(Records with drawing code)
--

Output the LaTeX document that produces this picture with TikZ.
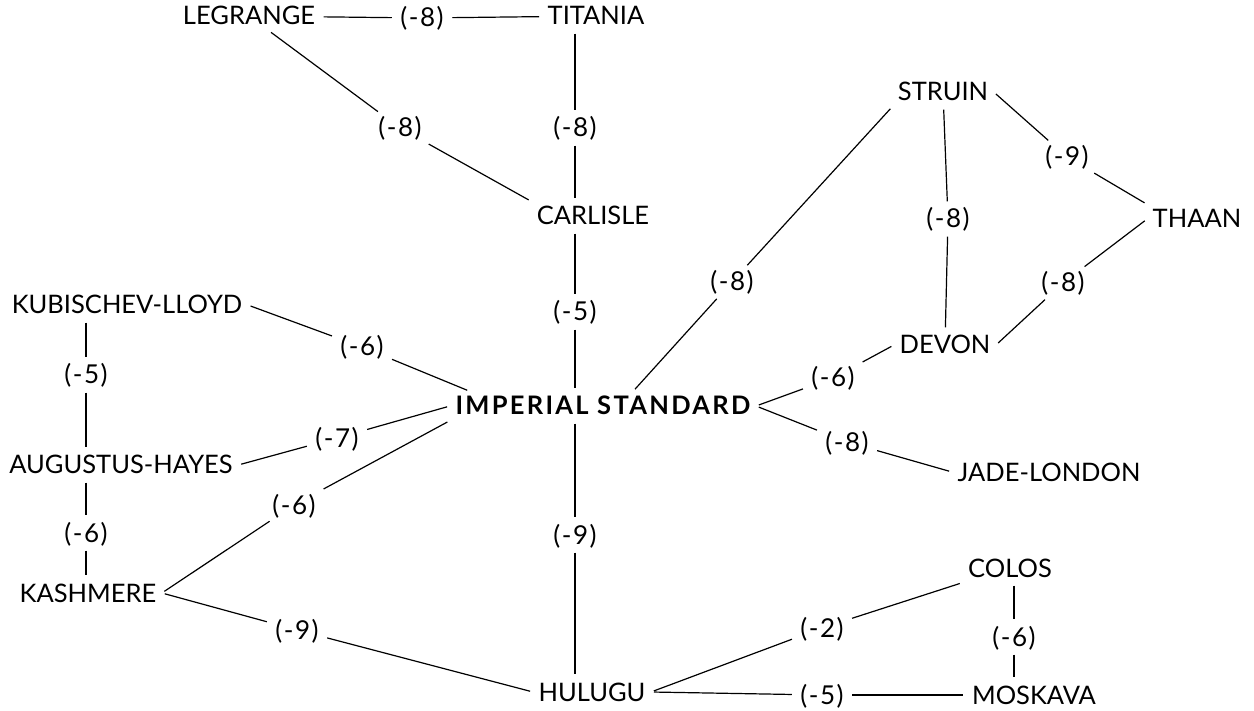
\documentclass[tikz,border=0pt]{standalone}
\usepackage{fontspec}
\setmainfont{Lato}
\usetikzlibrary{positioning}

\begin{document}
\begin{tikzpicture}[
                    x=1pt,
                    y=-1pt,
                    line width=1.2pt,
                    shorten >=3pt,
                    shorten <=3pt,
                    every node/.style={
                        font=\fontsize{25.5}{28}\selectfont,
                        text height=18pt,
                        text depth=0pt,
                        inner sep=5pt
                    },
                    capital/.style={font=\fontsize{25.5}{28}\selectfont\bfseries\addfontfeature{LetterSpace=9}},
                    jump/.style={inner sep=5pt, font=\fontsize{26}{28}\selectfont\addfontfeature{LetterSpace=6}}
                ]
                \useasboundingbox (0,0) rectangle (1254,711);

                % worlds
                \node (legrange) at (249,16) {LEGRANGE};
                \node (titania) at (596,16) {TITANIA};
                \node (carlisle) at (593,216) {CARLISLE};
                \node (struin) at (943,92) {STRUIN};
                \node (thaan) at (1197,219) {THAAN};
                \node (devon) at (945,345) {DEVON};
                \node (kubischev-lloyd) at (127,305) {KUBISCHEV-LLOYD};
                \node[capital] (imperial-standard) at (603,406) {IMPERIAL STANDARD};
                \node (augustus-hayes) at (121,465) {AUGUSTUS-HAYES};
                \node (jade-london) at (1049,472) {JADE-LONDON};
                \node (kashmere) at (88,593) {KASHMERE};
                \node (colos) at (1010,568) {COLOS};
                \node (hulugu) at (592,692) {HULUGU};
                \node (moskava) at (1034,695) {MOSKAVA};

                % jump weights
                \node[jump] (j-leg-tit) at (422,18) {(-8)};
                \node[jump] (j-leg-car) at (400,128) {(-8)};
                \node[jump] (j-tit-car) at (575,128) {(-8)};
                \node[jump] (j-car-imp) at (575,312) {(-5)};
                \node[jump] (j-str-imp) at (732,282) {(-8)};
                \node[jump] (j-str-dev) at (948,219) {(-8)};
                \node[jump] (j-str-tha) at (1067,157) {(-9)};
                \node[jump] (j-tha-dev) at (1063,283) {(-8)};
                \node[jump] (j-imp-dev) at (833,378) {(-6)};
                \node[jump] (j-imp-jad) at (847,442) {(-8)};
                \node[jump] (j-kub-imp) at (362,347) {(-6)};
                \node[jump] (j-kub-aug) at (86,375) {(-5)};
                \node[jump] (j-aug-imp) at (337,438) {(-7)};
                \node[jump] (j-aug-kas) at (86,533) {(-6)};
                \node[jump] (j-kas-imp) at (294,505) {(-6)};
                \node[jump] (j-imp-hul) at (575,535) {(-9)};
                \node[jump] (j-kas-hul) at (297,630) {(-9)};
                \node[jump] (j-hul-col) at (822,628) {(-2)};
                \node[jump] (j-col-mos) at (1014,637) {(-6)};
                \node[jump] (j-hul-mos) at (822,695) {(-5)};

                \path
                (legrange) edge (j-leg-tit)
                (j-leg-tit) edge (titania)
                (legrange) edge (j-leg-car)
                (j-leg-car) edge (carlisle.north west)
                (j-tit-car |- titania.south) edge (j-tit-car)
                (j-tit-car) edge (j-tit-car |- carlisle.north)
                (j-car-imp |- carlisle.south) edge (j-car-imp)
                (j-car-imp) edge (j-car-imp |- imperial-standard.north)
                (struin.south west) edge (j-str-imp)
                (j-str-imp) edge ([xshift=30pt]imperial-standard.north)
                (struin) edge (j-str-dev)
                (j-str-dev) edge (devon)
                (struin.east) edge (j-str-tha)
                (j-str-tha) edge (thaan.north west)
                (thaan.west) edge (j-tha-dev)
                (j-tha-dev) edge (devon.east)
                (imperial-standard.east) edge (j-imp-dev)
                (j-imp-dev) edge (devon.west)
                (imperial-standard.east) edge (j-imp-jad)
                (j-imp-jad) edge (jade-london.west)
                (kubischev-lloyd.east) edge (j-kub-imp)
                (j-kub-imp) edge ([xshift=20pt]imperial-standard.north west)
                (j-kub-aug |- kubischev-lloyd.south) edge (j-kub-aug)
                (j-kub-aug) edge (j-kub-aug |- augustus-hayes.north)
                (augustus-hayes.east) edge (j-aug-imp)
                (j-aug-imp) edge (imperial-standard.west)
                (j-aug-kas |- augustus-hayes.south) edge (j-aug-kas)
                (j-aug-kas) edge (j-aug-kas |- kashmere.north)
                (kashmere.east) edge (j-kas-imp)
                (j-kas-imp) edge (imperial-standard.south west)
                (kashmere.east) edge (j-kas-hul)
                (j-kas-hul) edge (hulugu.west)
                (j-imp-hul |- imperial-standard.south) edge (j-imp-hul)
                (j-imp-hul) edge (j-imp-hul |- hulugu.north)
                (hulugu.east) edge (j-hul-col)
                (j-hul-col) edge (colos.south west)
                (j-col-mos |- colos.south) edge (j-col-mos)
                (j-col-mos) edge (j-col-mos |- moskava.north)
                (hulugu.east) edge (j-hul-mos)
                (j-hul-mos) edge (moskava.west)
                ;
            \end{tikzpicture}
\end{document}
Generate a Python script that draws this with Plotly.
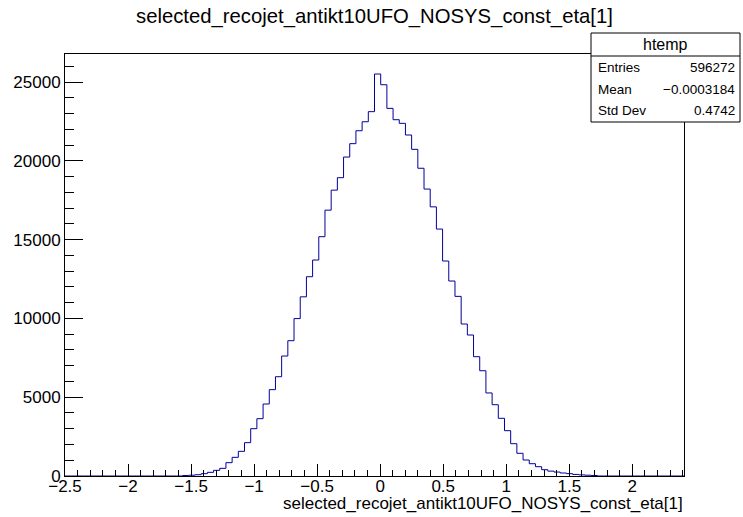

--

Instructions for the task:
Repeat the records above exactly, leaving out the pictures.

Exercise solution:
Output the LaTeX document that produces this picture with TikZ.
\documentclass[tikz,border=0pt]{standalone}
\usepackage{fontspec}
\setmainfont{Lato}
\usetikzlibrary{positioning}

\begin{document}
\begin{tikzpicture}[
                    x=1pt,
                    y=-1pt,
                    line width=1.2pt,
                    shorten >=3pt,
                    shorten <=3pt,
                    every node/.style={
                        font=\fontsize{25.5}{28}\selectfont,
                        text height=18pt,
                        text depth=0pt,
                        inner sep=5pt
                    },
                    capital/.style={font=\fontsize{25.5}{28}\selectfont\bfseries\addfontfeature{LetterSpace=9}},
                    jump/.style={inner sep=5pt, font=\fontsize{26}{28}\selectfont\addfontfeature{LetterSpace=6}}
                ]
                \useasboundingbox (0,0) rectangle (1254,711);

                % worlds
                \node (legrange) at (249,16) {LEGRANGE};
                \node (titania) at (596,16) {TITANIA};
                \node (carlisle) at (593,216) {CARLISLE};
                \node (struin) at (943,92) {STRUIN};
                \node (thaan) at (1197,219) {THAAN};
                \node (devon) at (945,345) {DEVON};
                \node (kubischev-lloyd) at (127,305) {KUBISCHEV-LLOYD};
                \node[capital] (imperial-standard) at (603,406) {IMPERIAL STANDARD};
                \node (augustus-hayes) at (121,465) {AUGUSTUS-HAYES};
                \node (jade-london) at (1049,472) {JADE-LONDON};
                \node (kashmere) at (88,593) {KASHMERE};
                \node (colos) at (1010,568) {COLOS};
                \node (hulugu) at (592,692) {HULUGU};
                \node (moskava) at (1034,695) {MOSKAVA};

                % jump weights
                \node[jump] (j-leg-tit) at (422,18) {(-8)};
                \node[jump] (j-leg-car) at (400,128) {(-8)};
                \node[jump] (j-tit-car) at (575,128) {(-8)};
                \node[jump] (j-car-imp) at (575,312) {(-5)};
                \node[jump] (j-str-imp) at (732,282) {(-8)};
                \node[jump] (j-str-dev) at (948,219) {(-8)};
                \node[jump] (j-str-tha) at (1067,157) {(-9)};
                \node[jump] (j-tha-dev) at (1063,283) {(-8)};
                \node[jump] (j-imp-dev) at (833,378) {(-6)};
                \node[jump] (j-imp-jad) at (847,442) {(-8)};
                \node[jump] (j-kub-imp) at (362,347) {(-6)};
                \node[jump] (j-kub-aug) at (86,375) {(-5)};
                \node[jump] (j-aug-imp) at (337,438) {(-7)};
                \node[jump] (j-aug-kas) at (86,533) {(-6)};
                \node[jump] (j-kas-imp) at (294,505) {(-6)};
                \node[jump] (j-imp-hul) at (575,535) {(-9)};
                \node[jump] (j-kas-hul) at (297,630) {(-9)};
                \node[jump] (j-hul-col) at (822,628) {(-2)};
                \node[jump] (j-col-mos) at (1014,637) {(-6)};
                \node[jump] (j-hul-mos) at (822,695) {(-5)};

                \path
                (legrange) edge (j-leg-tit)
                (j-leg-tit) edge (titania)
                (legrange) edge (j-leg-car)
                (j-leg-car) edge (carlisle.north west)
                (j-tit-car |- titania.south) edge (j-tit-car)
                (j-tit-car) edge (j-tit-car |- carlisle.north)
                (j-car-imp |- carlisle.south) edge (j-car-imp)
                (j-car-imp) edge (j-car-imp |- imperial-standard.north)
                (struin.south west) edge (j-str-imp)
                (j-str-imp) edge ([xshift=30pt]imperial-standard.north)
                (struin) edge (j-str-dev)
                (j-str-dev) edge (devon)
                (struin.east) edge (j-str-tha)
                (j-str-tha) edge (thaan.north west)
                (thaan.west) edge (j-tha-dev)
                (j-tha-dev) edge (devon.east)
                (imperial-standard.east) edge (j-imp-dev)
                (j-imp-dev) edge (devon.west)
                (imperial-standard.east) edge (j-imp-jad)
                (j-imp-jad) edge (jade-london.west)
                (kubischev-lloyd.east) edge (j-kub-imp)
                (j-kub-imp) edge ([xshift=20pt]imperial-standard.north west)
                (j-kub-aug |- kubischev-lloyd.south) edge (j-kub-aug)
                (j-kub-aug) edge (j-kub-aug |- augustus-hayes.north)
                (augustus-hayes.east) edge (j-aug-imp)
                (j-aug-imp) edge (imperial-standard.west)
                (j-aug-kas |- augustus-hayes.south) edge (j-aug-kas)
                (j-aug-kas) edge (j-aug-kas |- kashmere.north)
                (kashmere.east) edge (j-kas-imp)
                (j-kas-imp) edge (imperial-standard.south west)
                (kashmere.east) edge (j-kas-hul)
                (j-kas-hul) edge (hulugu.west)
                (j-imp-hul |- imperial-standard.south) edge (j-imp-hul)
                (j-imp-hul) edge (j-imp-hul |- hulugu.north)
                (hulugu.east) edge (j-hul-col)
                (j-hul-col) edge (colos.south west)
                (j-col-mos |- colos.south) edge (j-col-mos)
                (j-col-mos) edge (j-col-mos |- moskava.north)
                (hulugu.east) edge (j-hul-mos)
                (j-hul-mos) edge (moskava.west)
                ;
            \end{tikzpicture}
\end{document}
Generate a Python script that draws this with Plotly.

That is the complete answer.